We currently store a timestamp of when the last write happened and provide it via LBFactory::getChronologyProtectorTouched.

It was introduced in 2016 with change 309410, for use by the FileAnnotations extension (change 309412. The use case was to make use of memcached data where possible, but ignore it if the cache predates the CP touch timestamp. This makes a lot of sense, but the fact that we don't do that anywhere else suggests that perhaps we've since solved this problem by other means. (maybe global keys, check keys, and broadcasted tombstones are relevant here). Note that the extension was WMF product experiment that has since been abandoned, so it might not matter right now.

The method received a breaking change in MW 1.35 as part of change 599478, which means we can somewhat ignore older code anyway as it would need to account for this at least, and as part of that change could then also be migrated to anything else we consider best practices today.

However that breaking change wasn't a coincidence of course, it was to clean up as prep for change 602284, which introduced new use of the method for PoolWorkArticleView in core for T250248: Fast stale ParserCache responses on PoolCounter contention.
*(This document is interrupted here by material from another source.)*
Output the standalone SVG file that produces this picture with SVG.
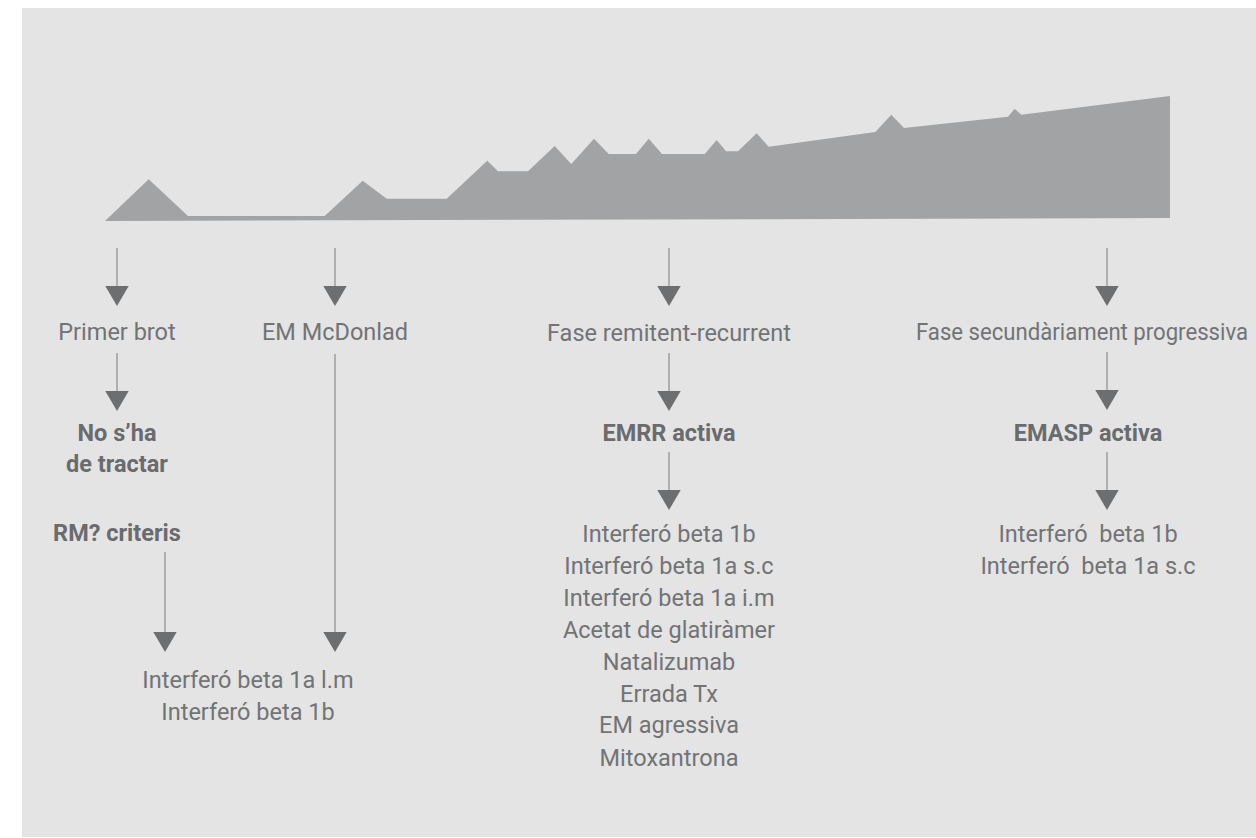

The use is reasonable, it's not hard to support in CP, and I don't see an obvious alternate way to accomplish that there. Again, it just surprises me that we don't do this more often which maybe means the issue is in theory widespread but usually not worth the hassle, or maybe there's another clever way out there that I can't think of right now. @aaron do you see any obvious alternative here? If so, could be another small thing to carve out, but no problem either way I suppose. I just wanted to include it here since we're refactoring it as part of T254634, and I just want to shake it a little and make sure we want to keep it.